New 11 IRS Compliance Campaigns: Corporate Direct (Section 901) Foreign Tax Credit

Domestic corporate taxpayers may elect to take a credit for foreign taxes paid or accrued in lieu of a deduction. The goal of the Corporate Direct Foreign Tax Credit (“FTC”) campaign is to improve return/issue selection (through filters) and resource utilization for corporate returns that claim a direct FTC under IRC section 901. This campaign will focus on taxpayers who are in an excess limitation position. The treatment stream for the campaign will be issue-based examinations. The IRS emphasized that this is just the first of several FTC campaigns. The IRS further specified that future FTC campaigns may address indirect credits and IRC 904(a) FTC limitation issues.

New 11 IRS Compliance Campaigns: Individual Foreign Tax Credit (Form 1116)
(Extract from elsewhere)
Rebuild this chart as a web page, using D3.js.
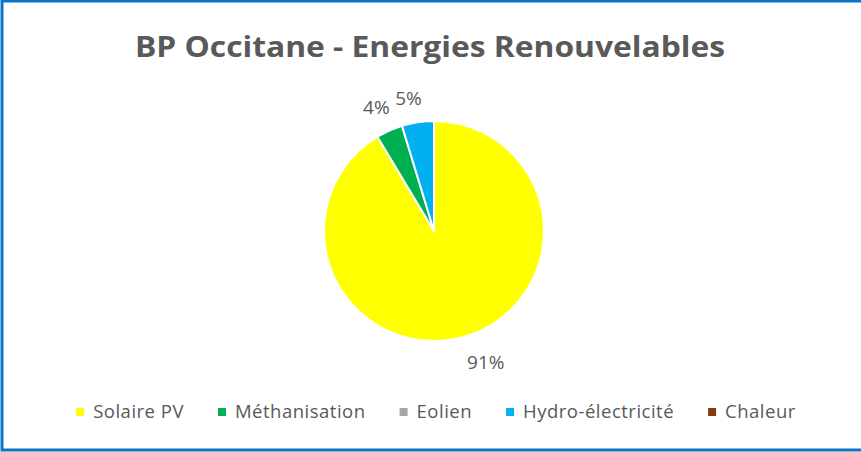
<!DOCTYPE html>
<html>
<head>
<meta charset="utf-8">
<script src="https://cdn.jsdelivr.net/npm/d3@7"></script>
<style>
  html, body { margin: 0; padding: 0; background: #fff; }
  svg { display: block; }
  text { font-family: "Open Sans", "Noto Sans", sans-serif; fill: #595959; }
</style>
</head>
<body>
<div id="chart"></div>
<script>
// data
var categories = ["Solaire PV", "Méthanisation", "Eolien", "Hydro-électricité", "Chaleur"];
var shares = [91.4, 3.9, 0, 4.7, 0];
var colors = ["#FFFF00", "#00B050", "#A5A5A5", "#00B0F0", "#843C0C"];
var title = "BP Occitane - Energies Renouvelables";

var width = 861, height = 452;
var cx = 434, cy = 231, radius = 110;

var svg = d3.select("#chart").append("svg")
  .attr("width", width)
  .attr("height", height);

svg.append("rect")
  .attr("width", width).attr("height", height)
  .attr("fill", "#fff");

// chart border (right edge falls outside the picture)
svg.append("rect")
  .attr("x", 2).attr("y", 1)
  .attr("width", width + 20).attr("height", 449)
  .attr("fill", "none")
  .attr("stroke", "#0A74C8")
  .attr("stroke-width", 3);

svg.append("text")
  .attr("x", 430)
  .attr("y", 57)
  .attr("text-anchor", "middle")
  .style("font-size", "28px")
  .style("font-weight", "bold")
  .attr("textLength", 590)
  .attr("lengthAdjust", "spacingAndGlyphs")
  .text(title);

var data = categories.map(function (c, i) {
  return {name: c, value: shares[i], color: colors[i]};
});

var pie = d3.pie()
  .sort(null)
  .value(function (d) { return d.value; });

var arc = d3.arc()
  .innerRadius(0)
  .outerRadius(radius);

var arcs = pie(data);
var total = d3.sum(shares);

var pieG = svg.append("g")
  .attr("transform", "translate(" + cx + "," + cy + ")");

pieG.selectAll("path.slice")
  .data(arcs.filter(function (d) { return d.value > 0; }))
  .enter().append("path")
    .attr("class", "slice")
    .attr("d", arc)
    .attr("fill", function (d) { return d.data.color; })
    .attr("stroke", "#fff")
    .attr("stroke-width", 2)
    .attr("stroke-linejoin", "round");

// outside-end labels
var labelR = radius + 14;
pieG.selectAll("text.lbl")
  .data(arcs.filter(function (d) { return d.value > 0; }))
  .enter().append("text")
    .attr("class", "lbl")
    .style("font-size", "19px")
    .each(function (d) {
      var a = (d.startAngle + d.endAngle) / 2;
      var s = Math.sin(a), c = -Math.cos(a);
      var px = s * labelR, py = c * labelR;
      d3.select(this)
        .attr("x", px + (s >= 0 ? 0 : 6))
        .attr("y", py)
        .attr("text-anchor", s >= 0 ? "start" : "end")
        .attr("dy", c >= 0 ? "0.95em" : "-0.2em")
        .text(Math.round(d.value / total * 100) + "%");
    });

// legend
var legendY = 412, swatch = 8, swatchGap = 9, itemGap = 34;
var legend = svg.append("g").attr("class", "legend");
var items = legend.selectAll("g.item")
  .data(data)
  .enter().append("g")
    .attr("class", "item");

items.append("rect")
  .attr("width", swatch).attr("height", swatch)
  .attr("y", legendY - swatch / 2)
  .attr("fill", function (d) { return d.color; });

items.append("text")
  .attr("x", swatch + swatchGap)
  .attr("y", legendY)
  .attr("dy", "0.35em")
  .style("font-size", "18.5px")
  .style("letter-spacing", "0.5px")
  .text(function (d) { return d.name; });

var xpos = 0, offsets = [];
items.each(function () {
  offsets.push(xpos);
  var w = d3.select(this).select("text").node().getComputedTextLength();
  xpos += swatch + swatchGap + w + itemGap;
});
var legendW = xpos - itemGap;
var legendX = 436 - legendW / 2;
items.attr("transform", function (d, i) {
  return "translate(" + (legendX + offsets[i]) + ",0)";
});
</script>
</body>
</html>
This campaign addresses taxpayer compliance with the computation of the foreign tax credit (“FTC”) limitation on Form 1116. Due to the complexity of computing the FTC and challenges associated with third-party reporting information, some taxpayers face the risk of claiming an incorrect FTC amount. The IRS will address noncompliance through a variety of treatment streams including examinations.